* START COLLECTED DATA *

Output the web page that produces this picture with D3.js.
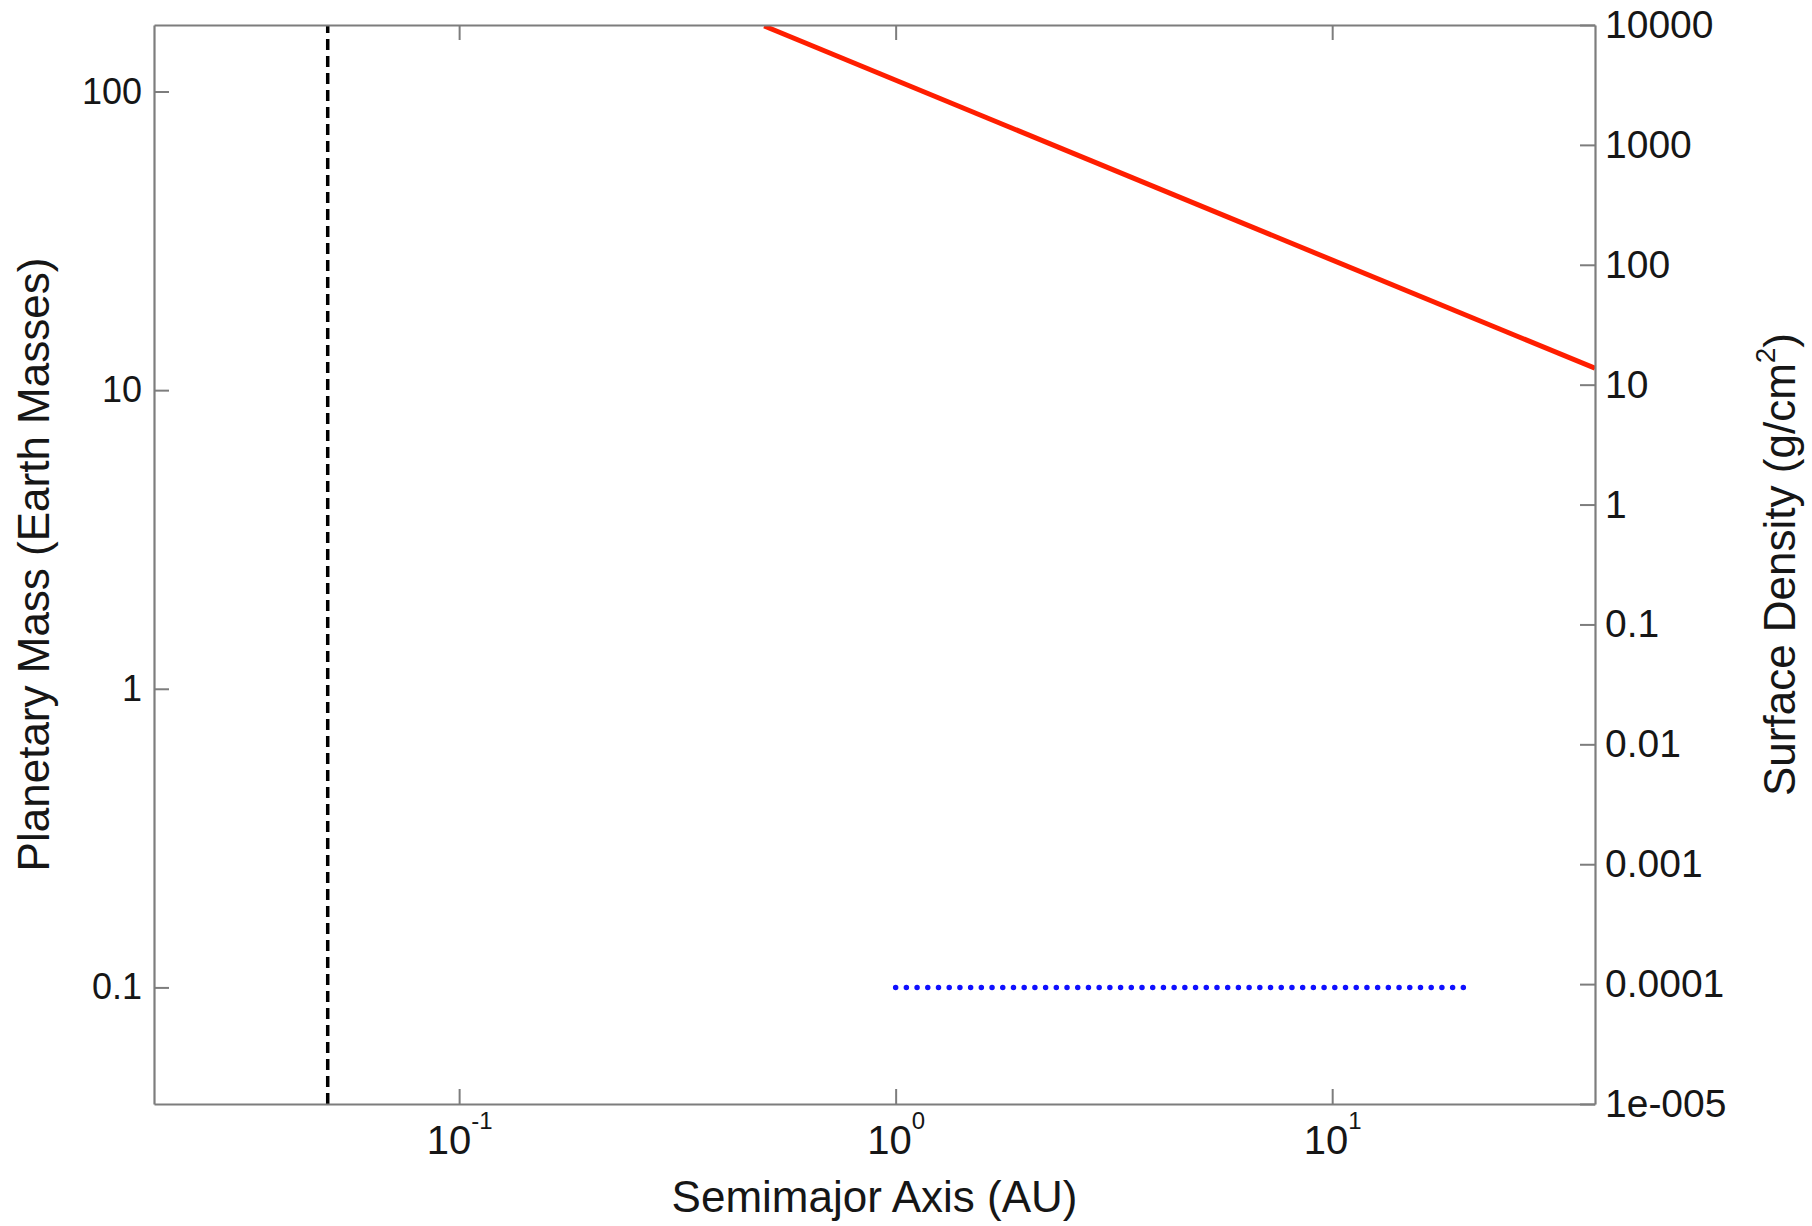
<!DOCTYPE html>
<html>
<head>
<meta charset="utf-8">
<script src="https://cdn.jsdelivr.net/npm/d3@7"></script>
<style>
  html, body { margin: 0; padding: 0; background: #fff; }
  svg { display: block; font-family: "Liberation Sans", Arial, Helvetica, sans-serif; }
</style>
</head>
<body>
<svg id="chart" width="1812" height="1226"></svg>
<script>
// Semimajor-axis ticks (AU), shown as powers of ten
const xTicks = [0.1, 1, 10];
const xTickExponents = ["-1", "0", "1"];

// Left axis: planetary mass (Earth masses)
const massTicks = [0.1, 1, 10, 100];
const massTickLabels = ["0.1", "1", "10", "100"];

// Right axis: surface density (g/cm^2)
const densityTicks = [1e-5, 1e-4, 1e-3, 1e-2, 1e-1, 1, 10, 100, 1000, 10000];
const densityTickLabels = ["1e-005", "0.0001", "0.001", "0.01", "0.1", "1", "10", "100", "1000", "10000"];

// Disk surface density profile (red, right axis)
const diskA = [0.5, 40];
const diskSigma = [9800, 13.7];

// Inner edge marker (black dashed)
const innerEdgeA = [0.05, 0.05];

// Planetary embryos (blue dotted, left axis)
const embryoA = [1, 20];
const embryoMass = [0.1, 0.1];

const plotLeft = 154, plotRight = 1595, plotTop = 25, plotBottom = 1104;
const axisColor = "#7d7d7d";
const textColor = "#161616";

const svg = d3.select("#chart");

const x = d3.scaleLog().domain([0.02, 40]).range([plotLeft, plotRight]);
const yMass = d3.scaleLog().domain([0.0407, 167]).range([plotBottom, plotTop]);
const yDens = d3.scaleLog().domain([1e-5, 1e4]).range([plotBottom, plotTop]);

// Clip for data lines
svg.append("defs").append("clipPath").attr("id", "plotClip")
  .append("rect").attr("x", plotLeft).attr("y", plotTop)
  .attr("width", plotRight - plotLeft).attr("height", plotBottom - plotTop);

const plot = svg.append("g").attr("clip-path", "url(#plotClip)");

// Dashed vertical line at the inner edge, spanning the full mass range
plot.append("path")
  .datum(innerEdgeA.map((a, i) => [a, yMass.domain()[i]]))
  .attr("d", d3.line().x(d => x(d[0])).y(d => yMass(d[1])))
  .attr("fill", "none").attr("stroke", "#000")
  .attr("stroke-width", 3.5).attr("stroke-dasharray", "11,6");

// Surface density power law
plot.append("path")
  .datum(diskA.map((a, i) => [a, diskSigma[i]]))
  .attr("d", d3.line().x(d => x(d[0])).y(d => yDens(d[1])))
  .attr("fill", "none").attr("stroke", "#ff1e00").attr("stroke-width", 5);

// Embryo mass line, dotted; dot spacing chosen so a dot lands on both ends
const embryoLen = x(embryoA[1]) - x(embryoA[0]);
const dotGap = embryoLen / Math.round(embryoLen / 10.7) - 0.005;
plot.append("path")
  .datum(embryoA.map((a, i) => [a, embryoMass[i]]))
  .attr("d", d3.line().x(d => x(d[0])).y(d => yMass(d[1])))
  .attr("fill", "none").attr("stroke", "#1010ff").attr("stroke-width", 5.5)
  .attr("stroke-linecap", "round").attr("stroke-dasharray", `0,${dotGap}`);

function styleAxis(g) {
  g.select(".domain").attr("stroke", axisColor).attr("stroke-width", 2.2);
  g.selectAll(".tick line").attr("stroke", axisColor).attr("stroke-width", 2);
  g.selectAll(".tick text").attr("fill", textColor)
    .attr("font-family", "'Liberation Sans', Arial, sans-serif");
}

// Bottom axis with power-of-ten labels
const gx = svg.append("g").attr("transform", `translate(0,${plotBottom})`)
  .call(d3.axisBottom(x).tickValues(xTicks).tickSizeInner(-15).tickSizeOuter(0)
    .tickPadding(22).tickFormat(() => ""))
  .call(styleAxis);
gx.selectAll(".tick text").each(function(d, i) {
  const t = d3.select(this).attr("font-size", 40).attr("dy", "0.71em");
  t.append("tspan").text("10");
  t.append("tspan").attr("font-size", 24).attr("dy", "-1.05em").text(xTickExponents[i]);
});

// Top axis: ticks only
svg.append("g").attr("transform", `translate(0,${plotTop})`)
  .call(d3.axisTop(x).tickValues(xTicks).tickSizeInner(-15).tickSizeOuter(0).tickFormat(() => ""))
  .call(styleAxis);

// Left axis: planetary mass
svg.append("g").attr("transform", `translate(${plotLeft},0)`)
  .call(d3.axisLeft(yMass).tickValues(massTicks).tickSizeInner(-15).tickSizeOuter(0)
    .tickPadding(12).tickFormat((d, i) => massTickLabels[i]))
  .call(styleAxis)
  .selectAll(".tick text").attr("font-size", 36);

// Right axis: surface density
svg.append("g").attr("transform", `translate(${plotRight},0)`)
  .call(d3.axisRight(yDens).tickValues(densityTicks).tickSizeInner(-15).tickSizeOuter(0)
    .tickPadding(10).tickFormat((d, i) => densityTickLabels[i]))
  .call(styleAxis)
  .selectAll(".tick text").attr("font-size", 39);

// Axis titles
svg.append("text")
  .attr("x", (plotLeft + plotRight) / 2).attr("y", 1212)
  .attr("text-anchor", "middle").attr("font-size", 44).attr("fill", textColor)
  .text("Semimajor Axis (AU)");

svg.append("text")
  .attr("transform", `translate(49,${(plotTop + plotBottom) / 2}) rotate(-90)`)
  .attr("text-anchor", "middle").attr("font-size", 44).attr("fill", textColor)
  .text("Planetary Mass (Earth Masses)");

const rl = svg.append("text")
  .attr("transform", `translate(1795,${(plotTop + plotBottom) / 2}) rotate(-90)`)
  .attr("text-anchor", "middle").attr("font-size", 44).attr("fill", textColor);
rl.append("tspan").text("Surface Density (g/cm");
rl.append("tspan").attr("font-size", 28).attr("dy", "-0.7em").text("2");
rl.append("tspan").attr("dy", "0.45em").text(")");
</script>
</body>
</html>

* END COLLECTED DATA *

▶ TASK DESCRIPTION: Write out the full listing verbatim, excluding its pictures.

▶ FINAL RESULT:
Output the web page that produces this picture with D3.js.
<!DOCTYPE html>
<html>
<head>
<meta charset="utf-8">
<script src="https://cdn.jsdelivr.net/npm/d3@7"></script>
<style>
  html, body { margin: 0; padding: 0; background: #fff; }
  svg { display: block; font-family: "Liberation Sans", Arial, Helvetica, sans-serif; }
</style>
</head>
<body>
<svg id="chart" width="1812" height="1226"></svg>
<script>
// Semimajor-axis ticks (AU), shown as powers of ten
const xTicks = [0.1, 1, 10];
const xTickExponents = ["-1", "0", "1"];

// Left axis: planetary mass (Earth masses)
const massTicks = [0.1, 1, 10, 100];
const massTickLabels = ["0.1", "1", "10", "100"];

// Right axis: surface density (g/cm^2)
const densityTicks = [1e-5, 1e-4, 1e-3, 1e-2, 1e-1, 1, 10, 100, 1000, 10000];
const densityTickLabels = ["1e-005", "0.0001", "0.001", "0.01", "0.1", "1", "10", "100", "1000", "10000"];

// Disk surface density profile (red, right axis)
const diskA = [0.5, 40];
const diskSigma = [9800, 13.7];

// Inner edge marker (black dashed)
const innerEdgeA = [0.05, 0.05];

// Planetary embryos (blue dotted, left axis)
const embryoA = [1, 20];
const embryoMass = [0.1, 0.1];

const plotLeft = 154, plotRight = 1595, plotTop = 25, plotBottom = 1104;
const axisColor = "#7d7d7d";
const textColor = "#161616";

const svg = d3.select("#chart");

const x = d3.scaleLog().domain([0.02, 40]).range([plotLeft, plotRight]);
const yMass = d3.scaleLog().domain([0.0407, 167]).range([plotBottom, plotTop]);
const yDens = d3.scaleLog().domain([1e-5, 1e4]).range([plotBottom, plotTop]);

// Clip for data lines
svg.append("defs").append("clipPath").attr("id", "plotClip")
  .append("rect").attr("x", plotLeft).attr("y", plotTop)
  .attr("width", plotRight - plotLeft).attr("height", plotBottom - plotTop);

const plot = svg.append("g").attr("clip-path", "url(#plotClip)");

// Dashed vertical line at the inner edge, spanning the full mass range
plot.append("path")
  .datum(innerEdgeA.map((a, i) => [a, yMass.domain()[i]]))
  .attr("d", d3.line().x(d => x(d[0])).y(d => yMass(d[1])))
  .attr("fill", "none").attr("stroke", "#000")
  .attr("stroke-width", 3.5).attr("stroke-dasharray", "11,6");

// Surface density power law
plot.append("path")
  .datum(diskA.map((a, i) => [a, diskSigma[i]]))
  .attr("d", d3.line().x(d => x(d[0])).y(d => yDens(d[1])))
  .attr("fill", "none").attr("stroke", "#ff1e00").attr("stroke-width", 5);

// Embryo mass line, dotted; dot spacing chosen so a dot lands on both ends
const embryoLen = x(embryoA[1]) - x(embryoA[0]);
const dotGap = embryoLen / Math.round(embryoLen / 10.7) - 0.005;
plot.append("path")
  .datum(embryoA.map((a, i) => [a, embryoMass[i]]))
  .attr("d", d3.line().x(d => x(d[0])).y(d => yMass(d[1])))
  .attr("fill", "none").attr("stroke", "#1010ff").attr("stroke-width", 5.5)
  .attr("stroke-linecap", "round").attr("stroke-dasharray", `0,${dotGap}`);

function styleAxis(g) {
  g.select(".domain").attr("stroke", axisColor).attr("stroke-width", 2.2);
  g.selectAll(".tick line").attr("stroke", axisColor).attr("stroke-width", 2);
  g.selectAll(".tick text").attr("fill", textColor)
    .attr("font-family", "'Liberation Sans', Arial, sans-serif");
}

// Bottom axis with power-of-ten labels
const gx = svg.append("g").attr("transform", `translate(0,${plotBottom})`)
  .call(d3.axisBottom(x).tickValues(xTicks).tickSizeInner(-15).tickSizeOuter(0)
    .tickPadding(22).tickFormat(() => ""))
  .call(styleAxis);
gx.selectAll(".tick text").each(function(d, i) {
  const t = d3.select(this).attr("font-size", 40).attr("dy", "0.71em");
  t.append("tspan").text("10");
  t.append("tspan").attr("font-size", 24).attr("dy", "-1.05em").text(xTickExponents[i]);
});

// Top axis: ticks only
svg.append("g").attr("transform", `translate(0,${plotTop})`)
  .call(d3.axisTop(x).tickValues(xTicks).tickSizeInner(-15).tickSizeOuter(0).tickFormat(() => ""))
  .call(styleAxis);

// Left axis: planetary mass
svg.append("g").attr("transform", `translate(${plotLeft},0)`)
  .call(d3.axisLeft(yMass).tickValues(massTicks).tickSizeInner(-15).tickSizeOuter(0)
    .tickPadding(12).tickFormat((d, i) => massTickLabels[i]))
  .call(styleAxis)
  .selectAll(".tick text").attr("font-size", 36);

// Right axis: surface density
svg.append("g").attr("transform", `translate(${plotRight},0)`)
  .call(d3.axisRight(yDens).tickValues(densityTicks).tickSizeInner(-15).tickSizeOuter(0)
    .tickPadding(10).tickFormat((d, i) => densityTickLabels[i]))
  .call(styleAxis)
  .selectAll(".tick text").attr("font-size", 39);

// Axis titles
svg.append("text")
  .attr("x", (plotLeft + plotRight) / 2).attr("y", 1212)
  .attr("text-anchor", "middle").attr("font-size", 44).attr("fill", textColor)
  .text("Semimajor Axis (AU)");

svg.append("text")
  .attr("transform", `translate(49,${(plotTop + plotBottom) / 2}) rotate(-90)`)
  .attr("text-anchor", "middle").attr("font-size", 44).attr("fill", textColor)
  .text("Planetary Mass (Earth Masses)");

const rl = svg.append("text")
  .attr("transform", `translate(1795,${(plotTop + plotBottom) / 2}) rotate(-90)`)
  .attr("text-anchor", "middle").attr("font-size", 44).attr("fill", textColor);
rl.append("tspan").text("Surface Density (g/cm");
rl.append("tspan").attr("font-size", 28).attr("dy", "-0.7em").text("2");
rl.append("tspan").attr("dy", "0.45em").text(")");
</script>
</body>
</html>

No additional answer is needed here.